A walk along the streets of Columbia Heights in northern Washington is a trip down memory lane for Franklin Garcia, 44.
Near 16th Street, there's the Shrine of the Sacred Heart church, where Garcia had his first Communion. Nearby on Columbia Road, there's the red brick building where he grew up. At family friends' apartments, he used to eat mangu, a Dominican dish made out of green plantains, then dance bachata and chat with neighbors and friends.
This, Garcia said, is where he was "fitting right in" after emigrating from the Dominican Republic in 1980, when the white population in Washington had fallen to 26.9% from 64% in 1950.
Then 11, Garcia's first impression of the United States was influenced by the realities of U.S. cities in the 1980s experiencing the last waves of white flight, a demographic trend that began after World War II, when home loans, cheap gas and booming construction in city outskirts led many returning soldiers' families, often white, to the suburbs.
While Spike Lee's expletive-laden rant this week during an African-American History Month lecture has shone a light on gentrification in Lee's Brooklyn, metropolises across the nation are grappling with the tensions that new faces often bring to historically minority neighborhoods.
Garcia's memories of Columbia Heights mirror those of minorities who once populated low-income communities such as Chicago's Lower West Side, Atlanta's Old Fourth Ward, Denver's Highland and Los Angeles' Lincoln Heights -- tightly knit, geographically enclosed enclaves united by connections and commercial infrastructures that catered to local cultural niches.
Housing affordability, a key factor that lured people to these areas, decreased significantly during the boom of the late 1990s, when interest rates for home loans were low and more housing options emerged.

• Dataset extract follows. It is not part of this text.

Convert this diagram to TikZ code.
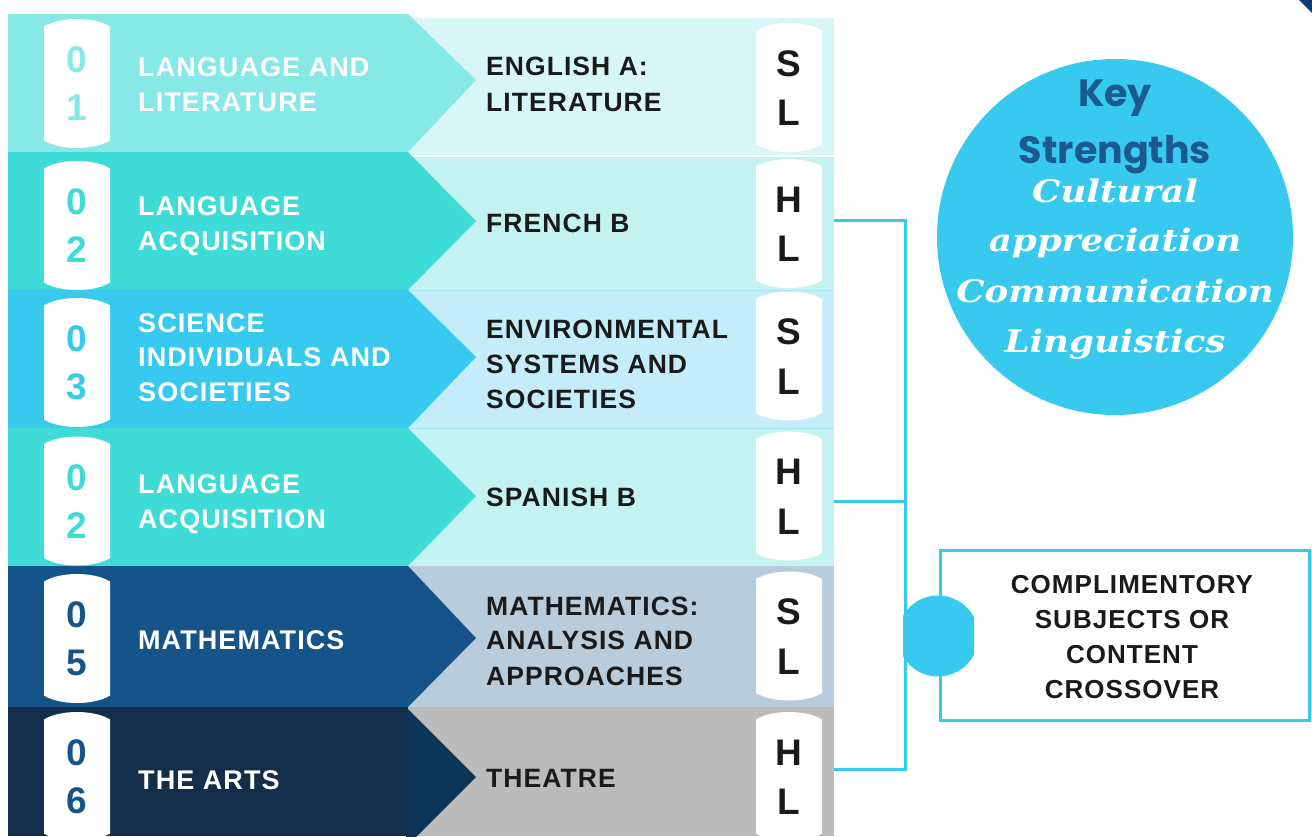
\documentclass[tikz,border=0pt]{standalone}
\usepackage{fontspec}
\setmainfont{Liberation Sans}
\newfontfamily\trackfont[LetterSpace=4]{Liberation Sans}
\newfontfamily\digitfont{Liberation Sans}
\newfontfamily\keyfont{Poppins}
\newfontfamily\slabfont[FakeStretch=1.15]{DejaVu Serif}
\definecolor{c1}{HTML}{87E9E6}
\definecolor{c1r}{HTML}{D8F6F6}
\definecolor{c2}{HTML}{3FDBD6}
\definecolor{c2r}{HTML}{C4F2F0}
\definecolor{c3}{HTML}{38C9EF}
\definecolor{c3r}{HTML}{C4ECF9}
\definecolor{c5}{HTML}{155388}
\definecolor{c5r}{HTML}{B8CCDB}
\definecolor{c6}{HTML}{122E4A}
\definecolor{c6a}{HTML}{0D3558}
\definecolor{c6r}{HTML}{BBBBBB}
\definecolor{txt}{HTML}{1A1A1A}
\definecolor{keyblue}{HTML}{1B5A8E}
\definecolor{cline}{HTML}{38C9EF}
\definecolor{sepline}{HTML}{A6E8F2}
\definecolor{cornerblue}{HTML}{0D3A78}
\newcommand\capsule[2]{\fill[white] (#1,#2-57) .. controls (#1+16,#2-67) and (#1+50,#2-67) .. (#1+66,#2-57) -- (#1+66,#2+57) .. controls (#1+50,#2+67) and (#1+16,#2+67) .. (#1,#2+57) -- cycle;}
\begin{document}
\begin{tikzpicture}[x=1pt,y=-1pt,
  ltxt/.style={anchor=base west, inner sep=0, text=white, font=\trackfont\bfseries\fontsize{27}{35}\selectfont},
  rtxt/.style={anchor=base west, inner sep=0, text=txt, font=\trackfont\bfseries\fontsize{26.5}{35}\selectfont},
  btxt/.style={anchor=base, inner sep=0, text=txt, font=\trackfont\bfseries\fontsize{26}{35}\selectfont},
  dig/.style={anchor=base, inner sep=0, font=\digitfont\bfseries\fontsize{37}{37}\selectfont},
  lvl/.style={anchor=base, inner sep=0, text=txt, font=\digitfont\bfseries\fontsize{37}{37}\selectfont},
  keyt/.style={anchor=base, inner sep=0, text=keyblue, font=\keyfont\bfseries\fontsize{38}{38}\selectfont},
  slab/.style={anchor=base, inner sep=0, text=white, font=\slabfont\bfseries\itshape\fontsize{31}{31}\selectfont},
  conn/.style={draw=cline, line width=3pt}
]
\useasboundingbox (0,0) rectangle (1312,836);
% corner mark
\fill[cornerblue] (1299,0) -- (1312,0) -- (1312,13) -- cycle;
% right panels
\fill[c1r] (408,18) rectangle (834,156);
\fill[c2r] (408,156) rectangle (834,290);
\fill[c3r] (408,290) rectangle (834,428);
\fill[c2r] (408,428) rectangle (834,566);
\fill[c5r] (408,566) rectangle (834,707);
\fill[c6r] (408,707) rectangle (834,836);
\draw[white, line width=1.5pt] (408,156) -- (834,156);
\draw[sepline, line width=1pt] (408,290) -- (834,290);
\draw[sepline, line width=1pt] (408,428) -- (834,428);
% left arrows
\fill[c1] (8,14) -- (408,14) -- (476,80) -- (408,152) -- (8,152) -- cycle;
\fill[c2] (8,152) -- (408,152) -- (476,221) -- (408,290) -- (8,290) -- cycle;
\fill[c3] (8,290) -- (408,290) -- (476,357) -- (408,428) -- (8,428) -- cycle;
\fill[c2] (8,428) -- (408,428) -- (476,496) -- (408,566) -- (8,566) -- cycle;
\fill[c5] (8,566) -- (408,566) -- (476,638) -- (408,707) -- (8,707) -- cycle;
\fill[c6a] (406,707) -- (476,777) -- (406,847) -- cycle;
\fill[c6] (8,707) rectangle (408,836);
% number badges
\capsule{44}{83.5}\capsule{44}{225.5}\capsule{44}{362.5}\capsule{44}{501}\capsule{44}{638.5}\capsule{44}{776.5}
\node[dig,text=c1] (n1a) at (77,72.5) {0};  \node[dig,text=c1] (n1b) at (77,120.5) {1};
\node[dig,text=c2] (n2a) at (77,214.5) {0}; \node[dig,text=c2] (n2b) at (77,262.5) {2};
\node[dig,text=c3] (n3a) at (77,351.5) {0}; \node[dig,text=c3] (n3b) at (77,399.5) {3};
\node[dig,text=c2] (n4a) at (77,490) {0};   \node[dig,text=c2] (n4b) at (77,538) {2};
\node[dig,text=c5] (n5a) at (77,627.5) {0}; \node[dig,text=c5] (n5b) at (77,675.5) {5};
\node[dig,text=c5] (n6a) at (77,765.5) {0}; \node[dig,text=c5] (n6b) at (77,813.5) {6};
% level badges
\capsule{756}{87.5}\capsule{756}{223.5}\capsule{756}{356}\capsule{756}{496}\capsule{756}{636}\capsule{756}{776.5}
\node[lvl] (l1a) at (789,76) {S};    \node[lvl] (l1b) at (789,125.5) {L};
\node[lvl] (l2a) at (789,212) {H};   \node[lvl] (l2b) at (789,261.5) {L};
\node[lvl] (l3a) at (789,344.5) {S}; \node[lvl] (l3b) at (789,394) {L};
\node[lvl] (l4a) at (789,484.5) {H}; \node[lvl] (l4b) at (789,534) {L};
\node[lvl] (l5a) at (789,624.5) {S}; \node[lvl] (l5b) at (789,674) {L};
\node[lvl] (l6a) at (789,765) {H};   \node[lvl] (l6b) at (789,814.5) {L};
% left texts
\node[ltxt] (g1a) at (138,76) {LANGUAGE AND};
\node[ltxt] (g1b) at (138,111) {LITERATURE};
\node[ltxt] (g2a) at (138,215) {LANGUAGE};
\node[ltxt] (g2b) at (138,250) {ACQUISITION};
\node[ltxt] (g3a) at (138,332) {SCIENCE};
\node[ltxt] (g3b) at (138,366) {INDIVIDUALS AND};
\node[ltxt] (g3c) at (138,401) {SOCIETIES};
\node[ltxt] (g4a) at (138,493) {LANGUAGE};
\node[ltxt] (g4b) at (138,528) {ACQUISITION};
\node[ltxt] (g5a) at (138,649) {MATHEMATICS};
\node[ltxt] (g6a) at (138,789) {THE ARTS};
% right texts
\node[rtxt] (s1a) at (486,75) {ENGLISH A:};
\node[rtxt] (s1b) at (486,111) {LITERATURE};
\node[rtxt] (s2a) at (486,232) {FRENCH B};
\node[rtxt] (s3a) at (486,338) {ENVIRONMENTAL};
\node[rtxt] (s3b) at (486,373) {SYSTEMS AND};
\node[rtxt] (s3c) at (486,408) {SOCIETIES};
\node[rtxt] (s4a) at (486,506) {SPANISH B};
\node[rtxt] (s5a) at (486,615) {MATHEMATICS:};
\node[rtxt] (s5b) at (486,649) {ANALYSIS AND};
\node[rtxt] (s5c) at (486,685) {APPROACHES};
\node[rtxt] (s6a) at (486,787) {THEATRE};
% key strengths circle
\node[circle, fill=cline, minimum size=356pt, inner sep=0] (ks) at (1115,237) {};
\node[keyt] (k1) at (1115,106) {Key};
\node[keyt] (k2) at (1115,163) {Strengths};
\node[slab] (k3) at (1115,202) {Cultural};
\node[slab] (k4) at (1115,251) {appreciation};
\node[slab] (k5) at (1115,302) {Communication};
\node[slab] (k6) at (1115,352) {Linguistics};
% connectors
\coordinate (p2) at (834,220); \coordinate (p4) at (834,501); \coordinate (p6) at (834,769);
\coordinate (j2) at (905,220); \coordinate (j4) at (905,501); \coordinate (j6) at (905,769);
\draw[conn] (p2) -- (j2);
\draw[conn] (p4) -- (j4);
\draw[conn] (p6) -- (j6);
\draw[conn, line cap=rect] (j2) -- (j6);
% box
\node[draw=cline, line width=3pt, minimum width=369pt, minimum height=170pt, inner sep=0] (box) at (1124.5,635) {};
\begin{scope}
\clip (903,580) rectangle (974,700);
\fill[cline] (938,636) circle (40.5);
\end{scope}
\node[btxt] (b1) at (1132,593) {COMPLIMENTORY};
\node[btxt] (b2) at (1132,628.5) {SUBJECTS OR};
\node[btxt] (b3) at (1132,663) {CONTENT};
\node[btxt] (b4) at (1132,698) {CROSSOVER};
\end{tikzpicture}
\end{document}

Home prices rose at more than twice the rate of inflation, while rent increases exceeded inflation between 1997 and 1999, according to the U.S. Department of Housing and Urban Development. Black and Latino residents, whose annual median income from 1960 to 2011 hovered about $20,000 below that of white families, were disproportionately affected, according to the Pew Research Center.
Thus, between 2000 and 2010, the demographic trend reversed: Minority residents in search of cheaper housing moved to the suburbs, as white families began returning to the cities, according to the U.S. Census Bureau.
'This was home'
His family priced out of their one-bedroom apartment, Garcia lived through these changes. He wanted to return to Columbia Heights as an adult but couldn't afford it, so he moved to Petworth, two miles north.
About six years later, redevelopment returned to Garcia's doorstep, bringing retail and residential units near the Georgia Avenue rail station. Garcia packed his bags and headed north again to Woodridge, along the Maryland-Washington border.
All along, he yearned for Columbia Heights.
"It's always hard to come by and know ... that the community changed so much," Garcia said. "This was home for me at one time."
Like Garcia, many displaced minority residents in U.S. cities blame demographic shifts on gentrification efforts led by city governments who ignore the consequences of residents being "driven away from their traditions and communities."
But the causes and consequences of urban redevelopment are more complex. Each city's history, political leadership and community involvement have played unique roles in reshaping the locales.
In Charleston, South Carolina, initiatives taken to attract commercial activity have played the transformative role.
Its historic downtown, where Allison Lirish Dean, a communications associate with the research and policy institute, Policy Link, grew up in the 1970s and 1980s, has changed considerably from what she remembers.
Charleston's tradition as a trade hub and, more recently, its military presence, helped shape the city's appeal. A city-led initiative to capitalize on tourism -- one of Charleston's strongest economic forces -- also spurred significant urban reshaping.
During the 1960s and 1970s, the city designed urban plans to improve density, traffic flow and appearance of the downtown business district, with the aim of drawing consumers back from the suburbs. In the 1980s and 1990s, federal funding and tax breaks helped renovate the business infrastructure.
Charleston's population grew, home values rose, the wealthy acquired property and whites moved to the city, pushing some long-entrenched families out. Mainstream chain stores and high-end boutiques have now replaced the black-owned stores that laid their roots along Upper King Street, which thanks to historic preservation, still bears the facades of late 19th and early 20th centuries' architecture.
The Garden Theatre, a 1920s vaudeville-house-turned-cinema, was one of Dean's "favorite places" in the city. It's now an Urban Outfitters, and many of the once-nearby pawn shops and black fashion stores are gone. Boasting everything from Gap to Coach, Upper King Street is now known for fine dining and high-end shopping.
"I can go to a Urban Outfitters in Portland, in New York, anywhere pretty much in the country," Dean said. "But I can't necessarily in any city go to the Garden Theatre and see a performance of something local or have that experience."
A chunk of Charleston's unique character is lost, Dean said.